The month of November of 2001, the month of my mother’s death, was unique in that two full moons occurred within that month. This astronomical configuration is termed a “Blue Moon” and it occurs once in approximately once every two and a half years. During November 2001 the first full moon fell in Taurus on the 1st of the month and on the 30th of November Gemini was graced with the second or “Blue Moon”. According to astrologers, the November 2001 Blue Moon would strongly influence the signs of Taurus, Gemini, Scorpio and Sagittarius. My mother was born under the sign of Taurus.
I had my astrological birth chart created by a professional astrologer many years ago. I asked her how fraternal twin brothers, such as my brother and I, who were different in personality and tastes (unlike some identical twins) could somehow be connected to a similar birth chart. She explained how minor differences between birth time in minutes or hours can affect a birth chart. She also explained how one brother’s birth chart can be interpreted using Sun-sign astrological principles and the other using Moon-sign astrology. I clearly fall under a Moon-sign interpretation.
Because I am a male Cancer and moon child, this means the moon also rules my relationship with my mother and other important females in my life. This astrological principle certainly applies to me. I also have a sister and step-mother are moon children.
In astrological terms, the moon represents a general reflection of what humans have been in past lives.

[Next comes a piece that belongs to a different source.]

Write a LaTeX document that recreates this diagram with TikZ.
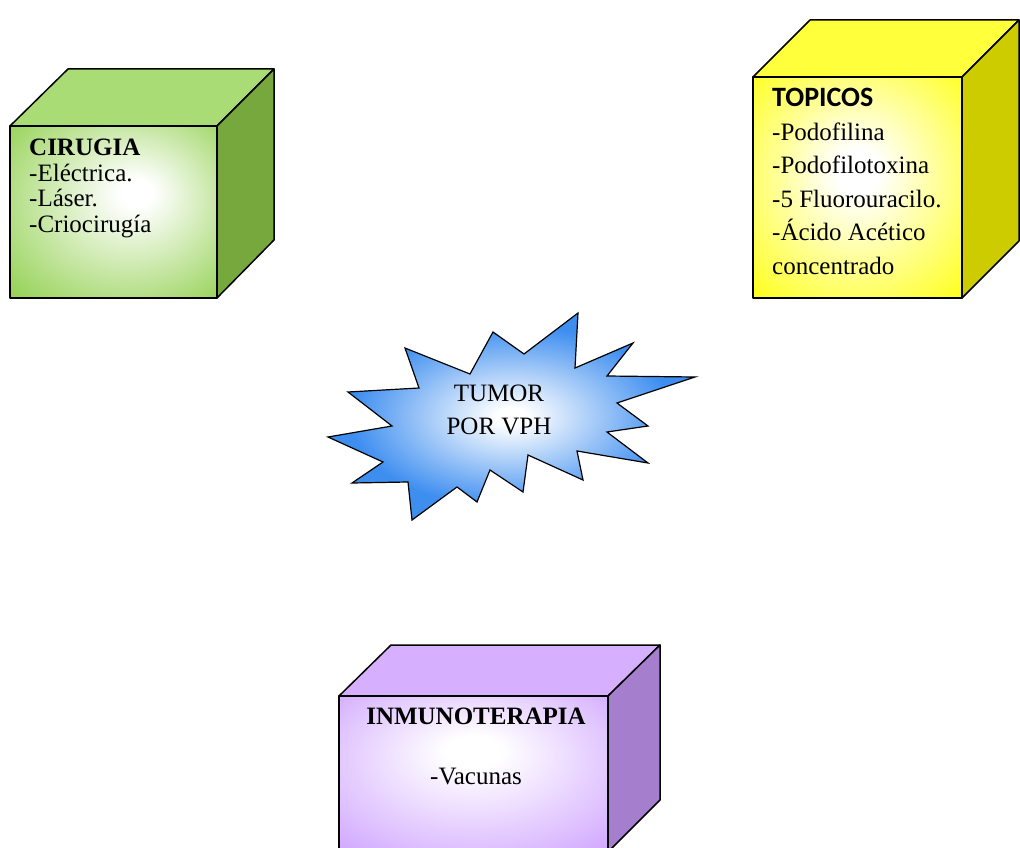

Because I have strong memories of some of my past life identities, this astrological principle certainly applies to me.
Considering my connection to my mother is so strong, and my astrological connection with the moon is so strong, and our connection with Moon River is so strong, this may explain why my “Moon River experience” was so strong and why Moon River had such a positive effect on healing the grief of losing the central component of my family, and why Moon River shows how my connection to my mother will never be broken.